Título: Pacientes desistem de esperar
Autor: Waleska Borges
Fonte: Jornal do Brasil, 17/09/2005, Rio, p. A13
Depois de seis anos de espera, Kátia Correa, 36 anos, 1,67 de altura e 288 quilos, desistiu de fazer a cirurgia de redução de estômago no Hospital de Ipanema. Ela cansou das idas intermináveis até o hospital para ter notícias sobre a data da operação. Hoje, por causa das fortes dores na perna, ela passa os dias sentada no sofá de sua casa, em Brás de Pina. Sem dinheiro para pagar um plano de saúde, Kátia divide com outras dezenas de obesos o medo de morrer antes de receber ajuda. - Muitas vezes eu penso que vou morrer sufocada. Tenho que ficar com um ventilador ligado em frente ao meu rosto - contou Kátia.
Segundo ela, que gasta mensalmente quase R$ 300 com remédios, no período em que esteve cadastrada no Hospital de Ipanema, chegou a fazer alguns exames para a operação, que nunca foi marcada. Os motivos, lembra Kátia, eram sempre os mesmos: faltavam profissionais e equipamentos.
Sua única esperança para fazer a cirurgia é o credenciamento do Hospital Clementino Fraga Filho no Sistema Único de Saúde (SUS). Enquanto os entraves burocráticos para a questão não são resolvidos, Kátia sofre com as complicações da obesidade. Ela tem problemas cardíacos e hipertensão.
- Cada vez que saio de Brás de Pina tenho que pagar R$ 30 para o transporte numa Kombi. Não posso fazer a minha higiene pessoal sozinha, como cortar as unhas dos pés ou ir ao banheiro - disse.
Além das limitações físicas, Kátia conta que não tem dinheiro para comprar os grampos usados na operação. O kit custa cerca de R$ 3.200 mil. Segundo Rosimere Lima da Silva, presidente do Grupo de Resgate a Auto-estima e Cidadania do Obeso, os grampos são fornecidos pela prefeitura, mas apenas as pessoas que entram na justiça conseguem a liberação do kit. A Secretaria Municipal de Saúde informou que no início do ano, por causa de dívidas do Ministério da Saúde com servidores federais aposentados, a prefeitura teve dificuldades para distribuir os grampos. Ainda segundo o município, depois que o Hospital de Ipanema - único cadastrado para cirurgia - foi devolvido à União, a distribuição dos grampos é de responsabilidade do Ministério da Saúde.
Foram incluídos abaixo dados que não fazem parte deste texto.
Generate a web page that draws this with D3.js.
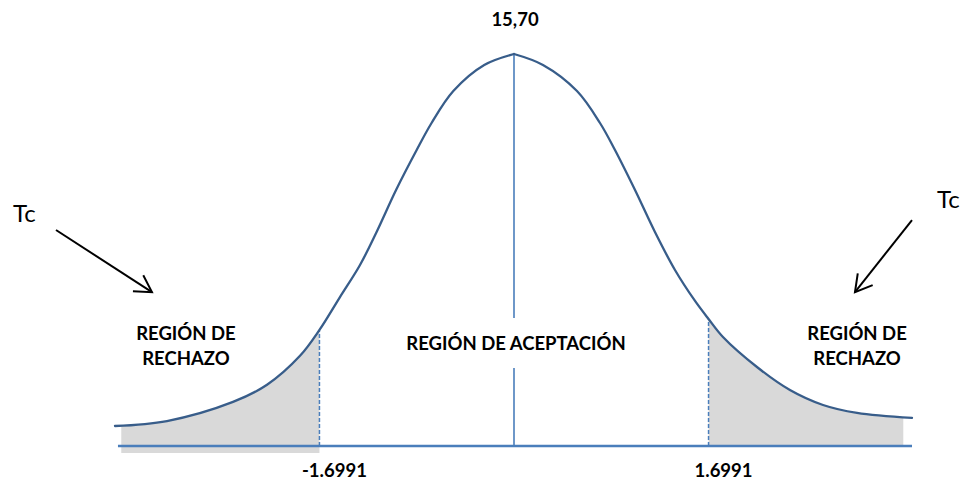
<!DOCTYPE html>
<html>
<head>
<meta charset="utf-8">
<script src="https://cdn.jsdelivr.net/npm/d3@7"></script>
<style>
  body { margin: 0; background: #fff; }
  svg { display: block; }
  text { font-family: Lato, "Open Sans", sans-serif; fill: #000; }
</style>
</head>
<body>
<svg id="chart" width="968" height="489"></svg>
<script>
// values
const meanLabel = '15,70';
const criticalT = [-1.6991, 1.6991];
// left half of the curve: t value and height (density)
const leftT = [-3.485, -3.031, -2.454, -2.157, -1.869, -1.6991, -1.52, -1.345, -1.20, -1.03, -0.85, -0.72, -0.53, -0.26, 0];
const leftD = [0.0204, 0.0255, 0.045, 0.0625, 0.092, 0.1184, 0.152, 0.1847, 0.2184, 0.2612, 0.302, 0.3296, 0.3622, 0.3888, 0.400];
// right half of the curve
const rightT = [0, 0.253, 0.55, 0.751, 0.882, 1.057, 1.231, 1.406, 1.581, 1.6991, 1.825, 2.122, 2.41, 2.699, 2.996, 3.476];
const rightD = [0.400, 0.3888, 0.3622, 0.3296, 0.302, 0.2612, 0.2184, 0.1796, 0.148, 0.1296, 0.1112, 0.0806, 0.0571, 0.0418, 0.0337, 0.0286];
// where the grey fill of the tails stops
const shadeEnds = [-3.43, 3.40];
const rejectLabel = ['REGIÓN DE', 'RECHAZO'];
const acceptLabel = 'REGIÓN DE ACEPTACIÓN';
const tcLabel = 'Tc';
// arrows pointing at the tails: [t, density] from -> to
const arrows = [
   [[-4.0, 0.2204], [-3.162, 0.157]],
   [[3.476, 0.2306], [2.978, 0.157]]
];

const svg = d3.select('#chart');

const cx = 514, unit = 114.5;
const x = d3.scaleLinear().domain([-1, 1]).range([cx - unit, cx + unit]);
const y = d3.scaleLinear().domain([0, 0.4]).range([446, 54]);

const left = leftT.map((t, i) => ({ t: t, d: leftD[i] }));
const right = rightT.map((t, i) => ({ t: t, d: rightD[i] }));

const colors = {
   curve: '#385d8a',
   axis: '#4a7ebb',
   shade: '#d9d9d9'
};
const bold = { size: '18.5px', weight: 'bold' };

const curveType = d3.curveCatmullRom.alpha(0.5);

// grey tails, clipped to the critical values
const defs = svg.append('defs');
defs.append('clipPath').attr('id', 'clip-left')
   .append('rect')
   .attr('x', x(shadeEnds[0])).attr('y', 0)
   .attr('width', x(criticalT[0]) - x(shadeEnds[0])).attr('height', 489);
defs.append('clipPath').attr('id', 'clip-right')
   .append('rect')
   .attr('x', x(criticalT[1])).attr('y', 0)
   .attr('width', x(shadeEnds[1]) - x(criticalT[1])).attr('height', 489);

const area = (floor) => d3.area()
   .x(d => x(d.t))
   .y0(floor)
   .y1(d => y(d.d))
   .curve(curveType);

svg.append('path')
   .datum(left)
   .attr('clip-path', 'url(#clip-left)')
   .attr('d', area(y(0) + 7))
   .style('fill', colors.shade);

svg.append('path')
   .datum(right)
   .attr('clip-path', 'url(#clip-right)')
   .attr('d', area(y(0)))
   .style('fill', colors.shade);

// dashed lines at the critical values
criticalT.forEach((c, i) => {
   let pts = i == 0 ? left : right;
   let p = pts.find(d => d.t == c);
   svg.append('line')
      .attr('x1', x(c)).attr('x2', x(c))
      .attr('y1', y(0)).attr('y2', y(p.d))
      .style('stroke', colors.axis)
      .style('stroke-width', 1.5)
      .style('stroke-dasharray', '4,2');
});

// base line
svg.append('line')
   .attr('x1', x(leftT[0]) + 3).attr('x2', x(rightT[rightT.length - 1]))
   .attr('y1', y(0)).attr('y2', y(0))
   .style('stroke', colors.axis)
   .style('stroke-width', 2.5);

// centre line, broken by the acceptance label
const acceptY = 350;
svg.append('line')
   .attr('x1', x(0)).attr('x2', x(0))
   .attr('y1', y(0.4)).attr('y2', acceptY - 32)
   .style('stroke', colors.axis)
   .style('stroke-width', 1.6);
svg.append('line')
   .attr('x1', x(0)).attr('x2', x(0))
   .attr('y1', acceptY + 18).attr('y2', y(0))
   .style('stroke', colors.axis)
   .style('stroke-width', 1.6);

// the curve, drawn as two halves so the top stays pointed
const line = d3.line()
   .x(d => x(d.t))
   .y(d => y(d.d))
   .curve(curveType);

[left, right].forEach(half => {
   svg.append('path')
      .datum(half)
      .attr('d', line)
      .style('fill', 'none')
      .style('stroke', colors.curve)
      .style('stroke-width', 2.3)
      .style('stroke-linecap', 'round');
});

// arrows
defs.append('marker')
   .attr('id', 'head')
   .attr('viewBox', '-20 -12 24 24')
   .attr('refX', 0).attr('refY', 0)
   .attr('markerWidth', 24).attr('markerHeight', 24)
   .attr('markerUnits', 'userSpaceOnUse')
   .attr('orient', 'auto')
   .append('path')
   .attr('d', 'M-16.5,-9.5L0,0L-16.5,9.5')
   .style('fill', 'none')
   .style('stroke', '#000')
   .style('stroke-width', 2);

arrows.forEach(a => {
   svg.append('line')
      .attr('x1', x(a[0][0])).attr('y1', y(a[0][1]))
      .attr('x2', x(a[1][0])).attr('y2', y(a[1][1]))
      .attr('marker-end', 'url(#head)')
      .style('stroke', '#000')
      .style('stroke-width', 2);
});

// texts
svg.append('text')
   .attr('x', 13).attr('y', 222)
   .style('font-size', '24px')
   .text(tcLabel);
svg.append('text')
   .attr('x', 937).attr('y', 208)
   .style('font-size', '24px')
   .text(tcLabel);

const boldText = (sel) => sel
   .attr('text-anchor', 'middle')
   .style('font-size', bold.size)
   .style('font-weight', bold.weight);

svg.append('text')
   .attr('x', x(0) + 1).attr('y', y(0.4) - 28)
   .call(boldText)
   .text(meanLabel);

svg.append('text')
   .attr('x', x(0) + 2).attr('y', acceptY)
   .call(boldText)
   .text(acceptLabel);

[[-2.865, 340], [2.996, 340]].forEach(p => {
   let t = svg.append('text').call(boldText);
   rejectLabel.forEach((s, i) => {
      t.append('tspan')
         .attr('x', x(p[0]))
         .attr('y', p[1] + i * 25)
         .text(s);
   });
});

svg.selectAll('.crit')
   .data(criticalT).enter()
   .append('text')
   .attr('class', 'crit')
   .attr('x', d => x(d) + 15)
   .attr('y', y(0) + 31)
   .call(boldText)
   .text(d => d.toFixed(4));
</script>
</body>
</html>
Para Paulo Roberto Crissafe, 55, que também desistiu da cirurgia no Hospital de Ipanema após seis anos de espera, a falta de grampos e as dificuldades dos hospitais para a realização das cirurgias refletem a crise na saúde pública do Rio.
- A obesidade é pior que o câncer. Posso morrer sem tratamento - disse Crissafe, que também sofre de problemas cardíacos.
Com 1,69 de altura e 155 quilos, Crissafe conta que, há cinco anos, por causa da obesidade, perdeu o emprego como gerente numa transportadora. Ele vive com a mulher e os filhos na Ilha do Governador. De casa, Crissafe só sai de carro com a ajuda da família. O alto peso o impede de andar de ônibus. Nos últimos dez anos, depois de várias dietas, Crissafe emagreceu 53 quilos e engordou outros 70.
Apesar da ansiedade dos obesos para fazer a cirurgia bariátrica, o psicólogo Luiz Alberto Py lembra que os pacientes devem fazer terapia depois do procedimento.
- O acompanhamento psicológico é importante para que as pessoas possam administrar bem a transformação da sua imagem corporal. A gordura é um processo compulsivo com a comida e, depois da cirurgia, é provável que esta compulsividade apareça em outra área - alerta o psicólogo.